Nevertheless, Fitbit’s built-in pulse
oximeter and accelerometer can offer wearers valuable data. If you experience changes in heart rate, respiratory rate, blood oxygen, sleep quality, or frequent awakenings during the night, it is advisable to discuss these symptoms with your doctor. They could be indications of obstructive sleep apnea (OSA) or another significant health condition.
Can Apple Watch Detect Sleep Apnea?
Unlike Fitbit, the Apple Watch contains a heart-rate sensor that is classified as a Class II medical device. Combined with third-party health apps, the Apple Watch potentially has the ability to detect sleep apnea, although it cannot diagnose the condition.
While the blood oxygen sensor on the Apple Watch is considered a “wellness device” and cannot claim to detect or diagnose health conditions, Apple obtained FDA clearance for the ECG features on Apple Watch Series 6 and 7.

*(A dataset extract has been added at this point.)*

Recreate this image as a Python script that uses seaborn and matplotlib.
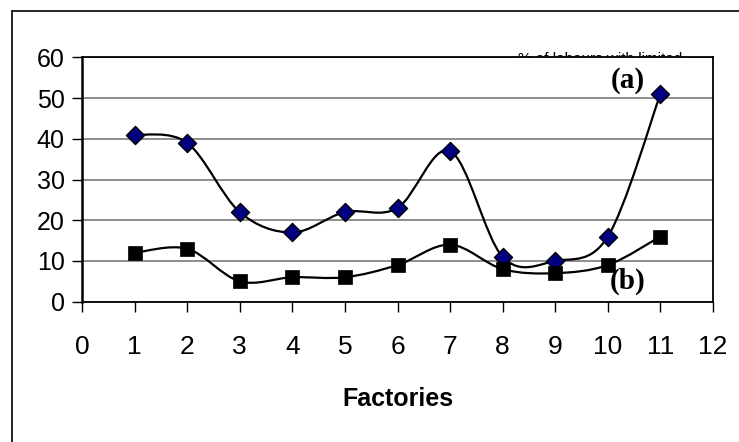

Using the heart-rate sensor, an app called Cardiogram claims to detect atrial fibrillation, hypertension, and sleep apnea. The Cardiogram app utilizes an advanced AI called DeepHeart to analyze heart rhythm, ECG, and activity data, providing cardiovascular health insights with 82 percent accuracy compared to other wearables alone.
It is important to note the distinction between detection and diagnosis. While Cardiogram can detect the likelihood of sleep apnea, it cannot be used as a diagnostic tool for OSA.
What Happens if Sleep Apnea is Detected?
At present, even the most advanced smartwatches and fitness trackers can only detect the possibility of sleep apnea, necessitating further medical diagnosis. Only a sleep study analyzed by a board-certified clinician can diagnose obstructive sleep apnea.
Wearable devices may overestimate sleep time and sleep efficiency compared to the more sophisticated technologies available in a sleep lab. However, sleep measurements from a wristband can serve as a starting point for a discussion with a doctor about sleep-related concerns. If a doctor suspects a sleep disorder, they may order a formal sleep test, such as a sleep study.
Fortunately, advancements in technology allow for sleep studies to be conducted at home or in sleep labs.
If a sleep study confirms the presence of OSA, your doctor will likely prescribe continuous positive airway pressure (CPAP) therapy. CPAP machines provide non-invasive treatment by delivering pressurized air to prevent airway collapse during sleep.
If you suspect you or a loved one may have sleep apnea, it is crucial to consult with a doctor and schedule a sleep study.